■ Stated goal ■
The answer is a single number: how many lines hold the string "this".

■ Provided data ■

———

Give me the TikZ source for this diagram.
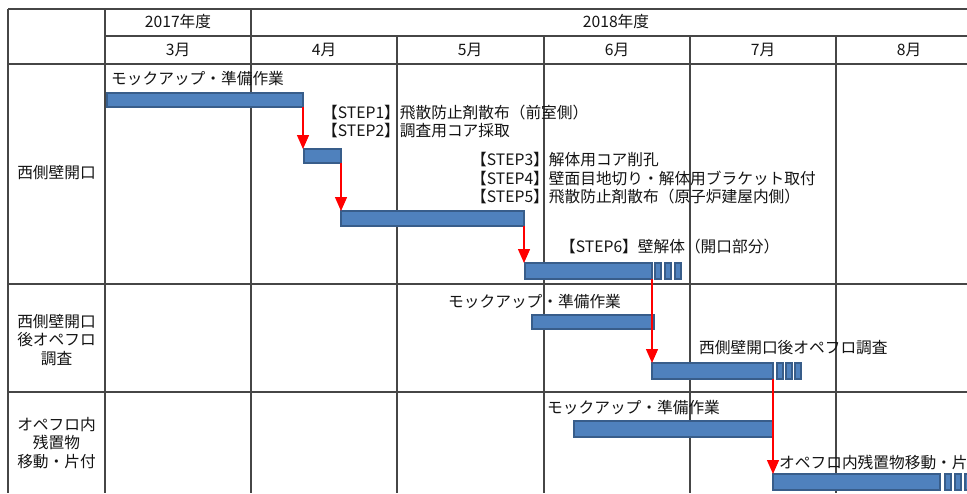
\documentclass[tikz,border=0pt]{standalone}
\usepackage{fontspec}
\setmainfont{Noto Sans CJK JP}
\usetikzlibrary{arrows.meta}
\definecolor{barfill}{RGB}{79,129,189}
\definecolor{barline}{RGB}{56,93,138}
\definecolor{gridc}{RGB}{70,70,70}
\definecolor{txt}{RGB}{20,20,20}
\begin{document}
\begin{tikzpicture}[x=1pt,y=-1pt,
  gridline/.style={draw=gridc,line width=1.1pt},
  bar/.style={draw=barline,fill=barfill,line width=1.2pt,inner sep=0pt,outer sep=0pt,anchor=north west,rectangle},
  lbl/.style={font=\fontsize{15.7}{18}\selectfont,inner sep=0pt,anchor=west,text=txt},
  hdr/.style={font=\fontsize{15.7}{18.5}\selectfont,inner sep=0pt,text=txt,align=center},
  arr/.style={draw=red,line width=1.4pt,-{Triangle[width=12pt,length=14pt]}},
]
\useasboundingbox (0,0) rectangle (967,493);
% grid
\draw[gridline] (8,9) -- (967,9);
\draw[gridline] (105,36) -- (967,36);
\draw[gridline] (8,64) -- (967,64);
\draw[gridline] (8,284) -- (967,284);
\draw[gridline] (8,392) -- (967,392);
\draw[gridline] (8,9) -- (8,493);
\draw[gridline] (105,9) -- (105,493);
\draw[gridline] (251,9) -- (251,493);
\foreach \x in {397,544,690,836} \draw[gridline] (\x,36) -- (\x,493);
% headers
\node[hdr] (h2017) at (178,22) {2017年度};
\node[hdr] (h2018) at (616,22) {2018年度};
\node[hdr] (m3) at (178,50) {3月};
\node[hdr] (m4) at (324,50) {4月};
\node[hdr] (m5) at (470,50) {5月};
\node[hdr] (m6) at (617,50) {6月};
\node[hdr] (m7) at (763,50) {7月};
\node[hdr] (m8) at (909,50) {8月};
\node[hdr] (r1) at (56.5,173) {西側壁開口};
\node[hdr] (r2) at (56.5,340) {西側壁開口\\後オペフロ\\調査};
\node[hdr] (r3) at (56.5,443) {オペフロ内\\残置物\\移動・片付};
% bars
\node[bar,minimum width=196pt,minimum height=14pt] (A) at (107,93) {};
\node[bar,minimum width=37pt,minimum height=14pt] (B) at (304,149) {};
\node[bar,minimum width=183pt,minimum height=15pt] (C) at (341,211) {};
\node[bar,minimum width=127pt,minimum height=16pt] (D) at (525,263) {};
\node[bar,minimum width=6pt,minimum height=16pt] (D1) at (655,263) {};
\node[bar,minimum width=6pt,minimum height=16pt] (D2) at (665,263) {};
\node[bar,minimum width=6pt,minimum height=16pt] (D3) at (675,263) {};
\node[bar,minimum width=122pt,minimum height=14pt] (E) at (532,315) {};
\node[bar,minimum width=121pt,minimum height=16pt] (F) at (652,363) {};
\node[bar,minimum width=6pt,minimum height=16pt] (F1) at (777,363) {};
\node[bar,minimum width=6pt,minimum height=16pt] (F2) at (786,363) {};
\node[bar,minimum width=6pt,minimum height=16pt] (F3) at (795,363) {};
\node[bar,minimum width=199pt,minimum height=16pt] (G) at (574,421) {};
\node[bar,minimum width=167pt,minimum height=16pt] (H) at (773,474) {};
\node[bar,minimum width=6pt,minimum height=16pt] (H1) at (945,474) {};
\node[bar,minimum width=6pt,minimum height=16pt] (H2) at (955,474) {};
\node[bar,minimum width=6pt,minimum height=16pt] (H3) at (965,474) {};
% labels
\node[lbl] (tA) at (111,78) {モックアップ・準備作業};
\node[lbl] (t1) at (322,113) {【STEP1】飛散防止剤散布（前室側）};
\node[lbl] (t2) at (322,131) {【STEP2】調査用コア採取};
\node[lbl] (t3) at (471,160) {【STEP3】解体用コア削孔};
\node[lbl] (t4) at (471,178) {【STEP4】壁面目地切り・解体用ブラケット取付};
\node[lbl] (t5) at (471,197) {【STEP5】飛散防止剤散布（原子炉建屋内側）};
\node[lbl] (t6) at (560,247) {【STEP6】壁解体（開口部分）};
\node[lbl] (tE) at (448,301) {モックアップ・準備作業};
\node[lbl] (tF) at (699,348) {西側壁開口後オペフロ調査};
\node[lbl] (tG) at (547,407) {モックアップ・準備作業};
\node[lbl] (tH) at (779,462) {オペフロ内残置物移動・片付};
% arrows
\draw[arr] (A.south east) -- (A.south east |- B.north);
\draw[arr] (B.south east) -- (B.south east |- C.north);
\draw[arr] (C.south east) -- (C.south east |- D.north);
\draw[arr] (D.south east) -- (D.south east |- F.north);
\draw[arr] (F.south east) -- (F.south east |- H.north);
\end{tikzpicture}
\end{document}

———

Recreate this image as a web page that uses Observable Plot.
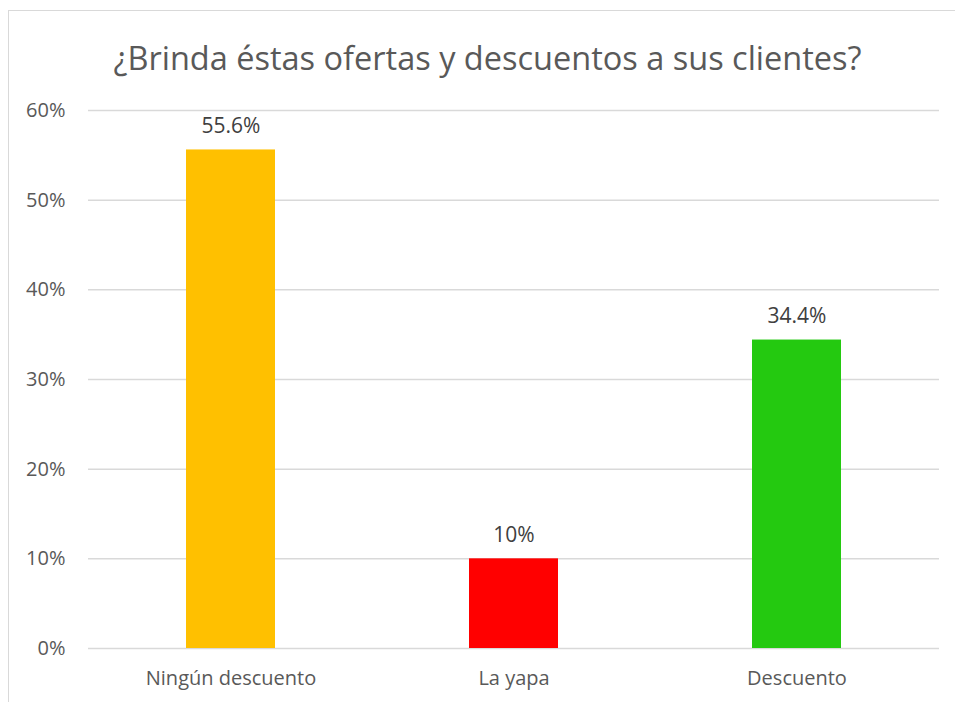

———

■ Result ■
2